Annie Vergounis, c. 1939

Today was my grandmother's birthday. She would have been 84. Named 'Athena' by her Greek immigrant parents, she was known to everyone else as "Annie".

Annie was a curious mix of Old World superstition and New World optimism. The youngest of four children, and the third girl, she was given no particular status in her family. Her parents came to this country for its vast opportunities, but they remained forever suspicious of its technology and critical of its values. When Annie, who excelled at athletics, joined her high school girls' basketball team, she had to lie and sneak out to attend practice, because her parents disapproved of girls playing sports, and especially of the "revealing" uniforms (this was 1938 - I'll leave it to your imagination how revealing they were!). When a letter came home from the principal congratulating Annie on making the All-Star team, her parents were outraged. They didn't read English, but assumed that any official communication from school must be about a discipline problem. She was soundly beaten and kept in her room. When she finally made them understand that she was being honored, they relented and allowed her to play in the game. Her father attended (her mother still refused to condone anything so improper); when he saw the other parents cheering for their girls, finally, he understood and bragged about Annie. But he never mentioned it to her afterward.

Three sisters: Helen, Mary and Annie, mid-1940s

Annie came of age as World War II began. She married young to escape an oppressive household (and probably to please her parents), and almost immediately had a child (my mother). Her husband turned out to be unreliable, however, and sometimes abusive, so she soon divorced him. A single mother, she went to work for Republic Steel in Canton, Ohio, as a crane operator. Once again, by embracing social change, she disappointed her parents. Why couldn't she be like her oldest sister, Mary, they asked? Mary had accomplished that most-desired goal: she had Married Well, a wealthy man who happened to be much older. But Annie was bright and capable, good at her job, and was the last of the women to be let go when the men returned after the war to reclaim "their" jobs.

Before she left the steel factory, she met John Kosmides, a dapper veteran who managed to charm her once-burned heart. He was five years younger, and it took some time and his considerable persuasive skill to gain her trust, but they married in 1947.

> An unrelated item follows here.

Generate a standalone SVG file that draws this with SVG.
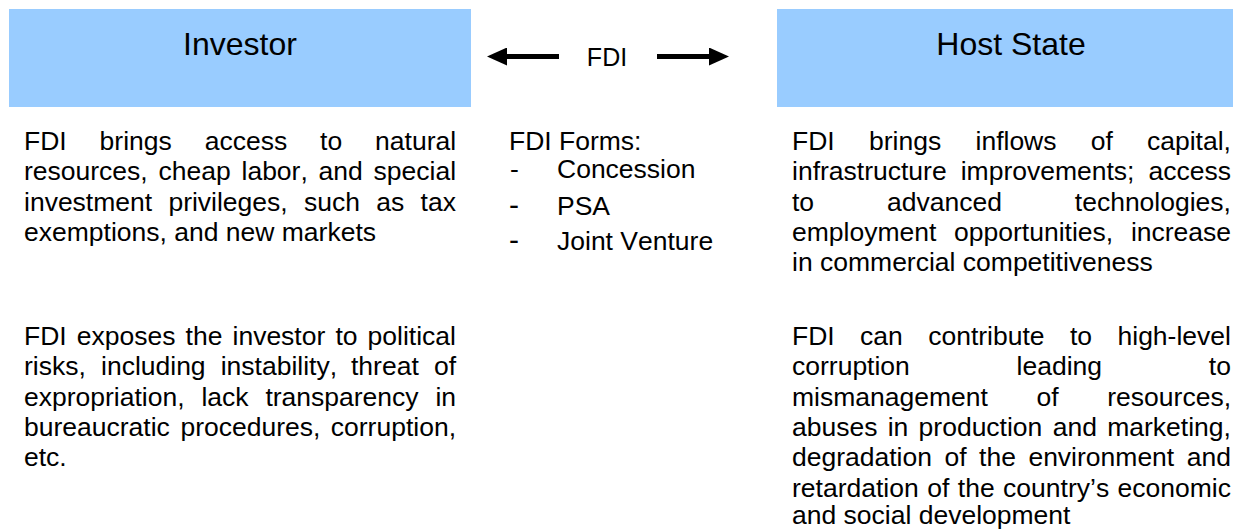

With John Kosmides, c. 1947

The Greeks have a great sense of tragedy, and Annie had a wide fatalistic streak. She wished for happiness, yet felt sure that it wouldn't last, and had a strong sense that the gods were always on the lookout to punish hubris. Her rich sister Mary died young, of multiple sclerosis. Her only brother, John, the family favorite, was born with an enlarged heart and died in his 20s. Helen was unhappy in her marriage and ended up raising four children alone. Annie and John were married 23 years when he dropped dead of a massive heart attack at the age of 44. She never did come to feel grateful for the 23 years, and that they at least had the chance to raise their children and see them established. She never moved past the keen sense of abandonment, and she never slept in their bed again. Oh, she went back to work - had to, to pay off the new mortgage they had just acquired six months before he died. And she mowed her lawn and continued to be active in her church, and took up tennis in her late 50s so she could play with us kids when we were in high school. But something was broken, irreparably. She would stay in that house and sleep on the couch for the next 32 years.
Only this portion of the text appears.